The best inclusion to the franchise introduced in Chapter 3: Parabellum (besides Halle Berry and her dogs) are the locations outside of New York, something that is being further expanded here in Chapter 4. Taking place in Berlin, Paris, and Osaka, this film is able to flex its muscles visually and tonally which adds important freshness to a world that could have relied on what previously worked instead of giving audiences a three-hour endorphin rush.
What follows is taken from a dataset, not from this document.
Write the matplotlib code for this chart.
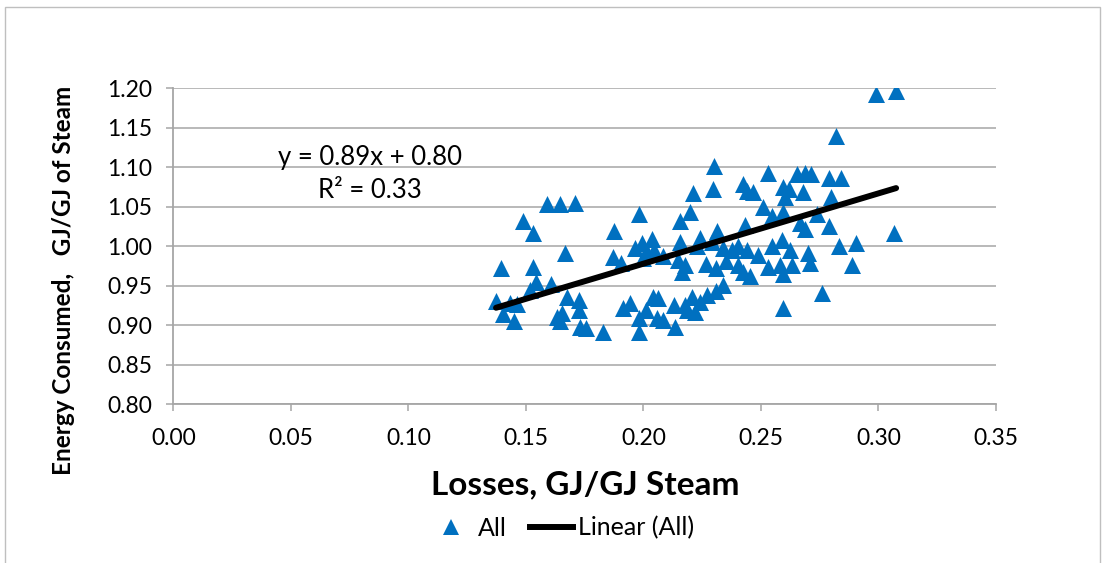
import matplotlib
matplotlib.use('Agg')
import matplotlib.pyplot as plt
from matplotlib.lines import Line2D
from matplotlib.patches import Rectangle
import numpy as np

plt.rcParams['font.family'] = ['Lato', 'DejaVu Sans']

# Losses (GJ/GJ steam) and energy consumed (GJ/GJ of steam)
losses = [
    0.1373, 0.1393, 0.1402, 0.1433, 0.1461, 0.1451, 0.1489, 0.1518, 0.1532, 0.1532,
    0.1543, 0.1589, 0.1607, 0.1631, 0.1646, 0.1646, 0.1653, 0.1667, 0.1674, 0.1709,
    0.1726, 0.1728, 0.1731, 0.1756, 0.1827,
    0.1983, 0.1875, 0.2210, 0.2199, 0.2156, 0.1870, 0.1904, 0.1965, 0.1993, 0.2036,
    0.2014, 0.2043, 0.2000, 0.2085, 0.2156, 0.2149, 0.2241, 0.2227, 0.2177, 0.2163,
    0.2267, 0.1912, 0.1943, 0.2040, 0.2064, 0.2011, 0.1983, 0.2057, 0.2085, 0.2131,
    0.2135, 0.2177, 0.2206, 0.2241, 0.2220, 0.2185, 0.2270, 0.1983,
    0.2301, 0.2295, 0.2532, 0.2423, 0.2440, 0.2468, 0.2593, 0.2653, 0.2688, 0.2681,
    0.2603, 0.2508, 0.2546, 0.2593, 0.2433, 0.2315, 0.2291, 0.2340, 0.2376, 0.2404,
    0.2440, 0.2489, 0.2546, 0.2589, 0.2624, 0.2667, 0.2688, 0.2701, 0.2309, 0.2352,
    0.2404, 0.2423, 0.2454, 0.2532, 0.2579, 0.2593, 0.2709, 0.2340, 0.2309, 0.2593,
    0.2712, 0.2791, 0.2840, 0.2797, 0.2620, 0.2740, 0.2791, 0.3067, 0.2830, 0.2905,
    0.2887, 0.2631, 0.2759, 0.2990, 0.3075, 0.2820,
]
energy = [
    0.931, 0.972, 0.914, 0.928, 0.927, 0.906, 1.032, 0.945, 1.017, 0.974,
    0.955, 1.054, 0.952, 0.911, 1.054, 0.905, 0.915, 0.992, 0.936, 1.055,
    0.919, 0.932, 0.898, 0.897, 0.891,
    1.041, 1.019, 1.067, 1.044, 1.032, 0.986, 0.979, 0.998, 1.004, 1.009,
    0.993, 0.995, 0.985, 0.988, 1.005, 0.983, 1.011, 1.000, 0.976, 0.968,
    0.977, 0.922, 0.928, 0.936, 0.934, 0.919, 0.909, 0.909, 0.907, 0.926,
    0.898, 0.926, 0.936, 0.930, 0.917, 0.919, 0.938, 0.891,
    1.102, 1.072, 1.093, 1.079, 1.070, 1.069, 1.075, 1.092, 1.093, 1.069,
    1.063, 1.050, 1.038, 1.044, 1.027, 1.019, 1.006, 0.998, 0.995, 1.000,
    0.995, 0.989, 1.000, 1.008, 0.995, 1.030, 1.022, 0.992, 0.972, 0.981,
    0.976, 0.967, 0.962, 0.974, 0.976, 0.965, 0.979, 0.951, 0.943, 0.922,
    1.092, 1.086, 1.086, 1.063, 1.073, 1.041, 1.026, 1.017, 1.000, 1.004,
    0.976, 0.976, 0.941, 1.193, 1.197, 1.139,
]

# Excel linear trendline as printed on the chart
trend_slope = 0.89
trend_intercept = 0.80
trend_label = 'y = 0.89x + 0.80\nR² = 0.33'

x_ticks = [0.00, 0.05, 0.10, 0.15, 0.20, 0.25, 0.30, 0.35]
y_ticks = [0.80, 0.85, 0.90, 0.95, 1.00, 1.05, 1.10, 1.15, 1.20]

W, H = 1106, 563
fig = plt.figure(figsize=(W / 100, H / 100), dpi=100)
fig.patch.set_facecolor('white')

# chart-area border (Excel style)
fig.add_artist(Rectangle((5 / W, -0.05), 1095 / W, 1.05 - 7 / H,
                         transform=fig.transFigure, fill=False,
                         edgecolor='#BFBFBF', linewidth=1.0))

ax = fig.add_axes([173.3 / W, 1 - 404.3 / H, (996 - 173.3) / W, (404.3 - 88.3) / H])

blue = '#0070C0'
grid_c = '#A6A6A6'

ax.scatter(losses, energy, marker='^', s=150, color=blue, linewidths=0, zorder=3)

tx = np.array([min(losses), max(losses)])
ax.plot(tx, trend_slope * tx + trend_intercept, color='black', linewidth=4.3,
        solid_capstyle='round', zorder=4)

ax.set_xlim(0, 0.35)
ax.set_ylim(0.80, 1.20)
ax.set_xticks(x_ticks)
ax.set_yticks(y_ticks)
ax.set_xticklabels([f'{v:.2f}' for v in x_ticks])
ax.set_yticklabels([f'{v:.2f}' for v in y_ticks])

ax.yaxis.grid(True, color=grid_c, linewidth=1.1)
ax.set_axisbelow(True)
for s in ['top', 'right']:
    ax.spines[s].set_visible(False)
for s in ['left', 'bottom']:
    ax.spines[s].set_color(grid_c)
    ax.spines[s].set_linewidth(1.3)
ax.tick_params(axis='both', colors=grid_c, length=5, width=1.1, labelcolor='black',
               labelsize=16.5)
ax.tick_params(axis='y', pad=10)
ax.tick_params(axis='x', pad=12)

ax.text(0.0838, 1.0915, trend_label, ha='center', va='center', fontsize=18.5,
        linespacing=1.4, zorder=5)

fig.text(585 / W, 1 - 494 / H, 'Losses, GJ/GJ Steam', ha='center', va='baseline',
         fontsize=24, fontweight='bold')
fig.text(64 / W, 1 - 280 / H, 'Energy Consumed,   GJ/GJ of Steam', ha='center',
         va='center', rotation=90, fontsize=17.5, fontweight='bold')

handles = [
    Line2D([], [], marker='^', linestyle='none', color=blue, markersize=12,
           markeredgewidth=0),
    Line2D([], [], color='black', linewidth=4.3),
]
fig.legend(handles, ['All', 'Linear (All)'], loc='center',
           bbox_to_anchor=(562 / W, 1 - 528 / H), ncol=2, frameon=False,
           fontsize=18, handlelength=1.75, handletextpad=0.2, columnspacing=0.9,
           borderpad=0.2)

fig.savefig('out.png', dpi=100, facecolor='white')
Connection to the entire franchise can be felt throughout Chapter 4, from its extraordinary Berlin rave sequence to Mr Nobody’s attack dog. These moments never feel like a tired repetition, but an evolution of form that makes this film the quintessential John Wick film. With the additions of location jumping and more convoluted plots, the John Wick franchise has morphed into a sort of John Woo-inspired, American Wuxia James Bond or Mission Impossible, with Keanu Reeves at its centre. The only thing it’s missing is the iconic score (although the music is always top-notch).
Among the best blockbuster theatre experiences this decade, Stahelski and crew have pushed every moment to its limits to put John Wick: Chapter 4 in the pantheon of action filmmaking achievements. Comfortably the best film in the series, Chapter 4 is a perfect culmination of everything that makes the previous films great, heightened and stylised to the highest degree imaginable.
John Wick: Chapter 4 is in theatres now.